Stories are the fabric that binds us all together. Your local library is the most important resource you can utilize and it is all available for free. All you have to do is sign up for a library card. I encourage you to have your children also fill out an application for a library card as well.
I was about five or six years old when I filled out an application for my first library. That is when I fell in love with books and I knew I wanted to be a writer.
I had no idea at that age so many worlds were available at my fingertips and that I could create worlds of my own. My first story I wrote was when I was six and in the first grade. I still have it! It was about a girl who ran away because her parents made her do chores. Of course if was chalk full of spelling errors, but that makes it even more special to me.
You see when your young you don’t care about what others think or what mistakes you may make.You just know you have this idea inside of you that you need to give birth to.

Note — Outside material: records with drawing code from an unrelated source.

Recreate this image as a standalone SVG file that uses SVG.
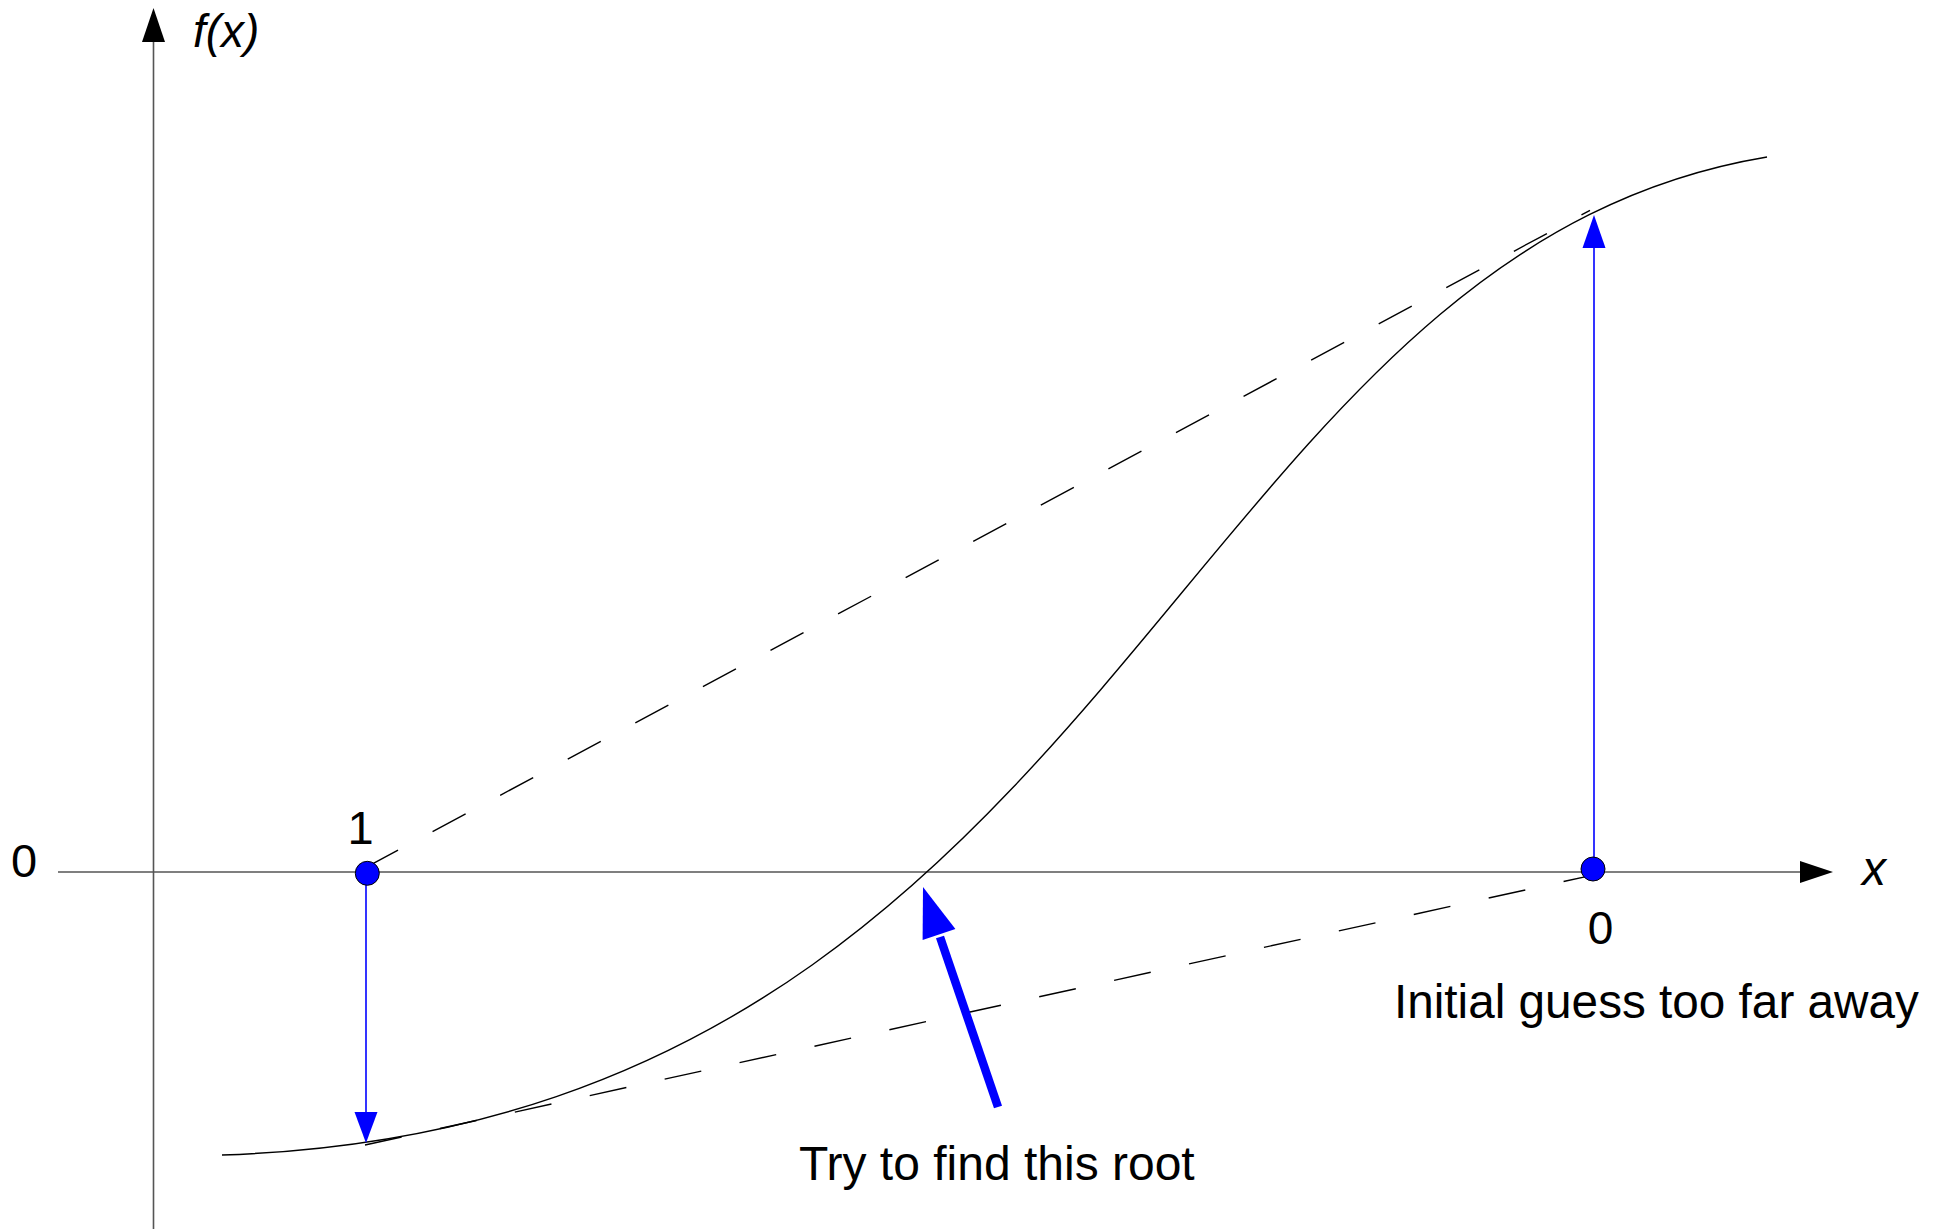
<svg xmlns="http://www.w3.org/2000/svg" width="1941" height="1229" viewBox="0 0 1941 1229">
<style>
.axis{stroke:#555;stroke-width:1.6;fill:none}
.curve{stroke:#000;stroke-width:1.4;fill:none}
.tan{stroke:#000;stroke-width:1.4;fill:none;stroke-dasharray:37.5 39.2}
.blue{stroke:#0000ff;stroke-width:1.6;fill:none}
.head{fill:#0000ff;stroke:none}
.pt{fill:#0000ff;stroke:#000;stroke-width:1}
text{font-family:"Liberation Sans",Arial,sans-serif;fill:#000}
.it{font-style:italic}
</style>
<rect width="1941" height="1229" fill="#fff"/>
<g id="axes">
<line class="axis" x1="153.5" y1="1229" x2="153.5" y2="40"/>
<polygon points="142,42 165,42 153.5,8" fill="#000"/>
<line class="axis" x1="58" y1="872" x2="1802" y2="872"/>
<polygon points="1800,861 1833,872 1800,883" fill="#000"/>
<text class="it" x="193" y="47" font-size="46">f(x)</text>
<text class="it" x="1862" y="885" font-size="48">x</text>
<text x="11" y="877" font-size="47">0</text>
</g>
<g id="curve">
<path class="curve" d="M222,1155 C1122,1125 1167,257 1767,157"/>
</g>
<g id="connectors">
<line class="tan" x1="365" y1="867.9" x2="1590" y2="210.4"/>
<line class="tan" x1="365" y1="1145" x2="1586" y2="876.6"/>
<line class="blue" x1="366" y1="880" x2="366" y2="1114"/>
<polygon class="head" points="354.5,1112 377.5,1112 366,1143"/>
<line class="blue" x1="1594" y1="862" x2="1594" y2="246"/>
<polygon class="head" points="1582.5,248 1605.5,248 1594,215"/>
<line x1="998" y1="1107" x2="940" y2="937" stroke="#0000ff" stroke-width="8.5"/>
<polygon class="head" points="923,887 922.6,940 955.4,929"/>
</g>
<g id="point-1">
<circle class="pt" cx="367.3" cy="873.3" r="12"/>
<text x="347.5" y="844" font-size="47">1</text>
</g>
<g id="point-0">
<circle class="pt" cx="1593" cy="869" r="12"/>
<text x="1600.5" y="944" font-size="46" text-anchor="middle">0</text>
</g>
<g id="labels">
<text x="1394" y="1018" font-size="47.7">Initial guess too far away</text>
<text x="799" y="1180" font-size="48">Try to find this root</text>
</g>
</svg>
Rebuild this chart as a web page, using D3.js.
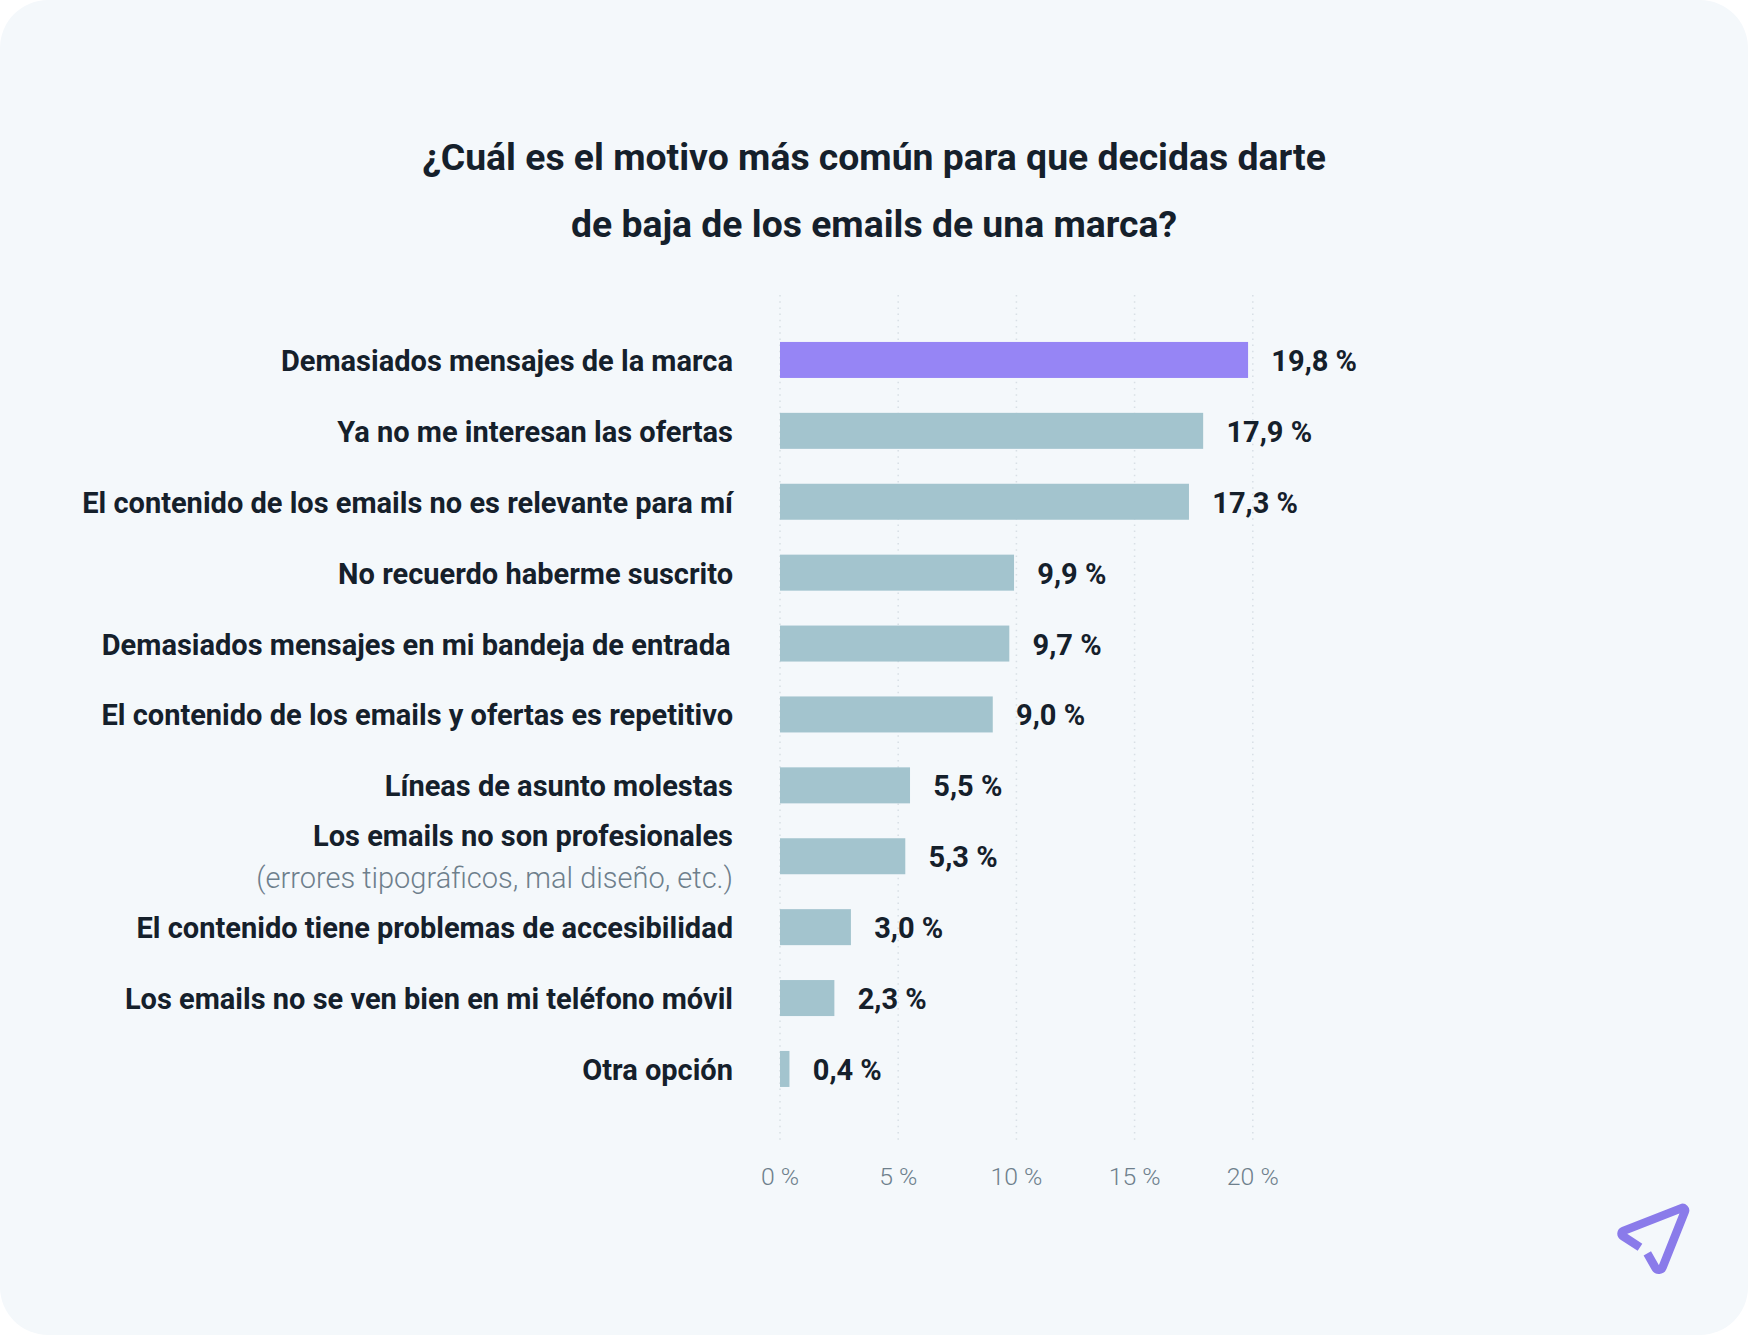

Later that year I began illustrating my own stories as well. The series I created an illustrated was called “The Adventures of the Valley River People.” My parents still have those drawings and stories somewhere. I also typed some of them up on a typewriter. That’s when I fell in love with the process of creation.
I created a whole world. A whole town of people. Some people lived in nursing homes and needed learning to adapt and use wheelchairs. Out of this, was born the ability to empathize with people and later led to a job as an Nursing Assistant as a career, later in my life. I had people that were all from different walks of life and nationalities in my story. One woman was from China and was a Buddhist. She wore beautiful Kimonos and became a princess. One man wrote spooky stories for a living and found a spooky story of his own! He found out the local school was haunted.
I still have ghosts that haunt me. Unfinished stories. They call out to me at night, needing to be written and told. The thing I fear most is that these stories will die with me. Death is perhaps a reminder of the importance of our stories. We have an obligation as writers, readers, as people with souls to tell our own.
I hope that someday when I am gone and six feet under, the stories I have written will outlast me. That they will inspire others and live on in the souls of those that they have touched.
My Son found me again writing his stories this morning when he woke up.
He said to me, “Mom when you die I will still have all these stories…my books,” and then he asked me to read him more. He threw his arms around me and said, “Mommy I love my stories. Please write me more.” That means the world to me.
When he filled out the application to get his own library card, I saw the same joy I felt at the moment when I got mine.
I told him, “You can go anywhere with this. This is your passport to new worlds of adventure.” Perhaps one day he will want to write a story of his own. He loves sharing his own stories with anyone that will listen…and to think that both of our journey’s started with a library card. Isn’t that something?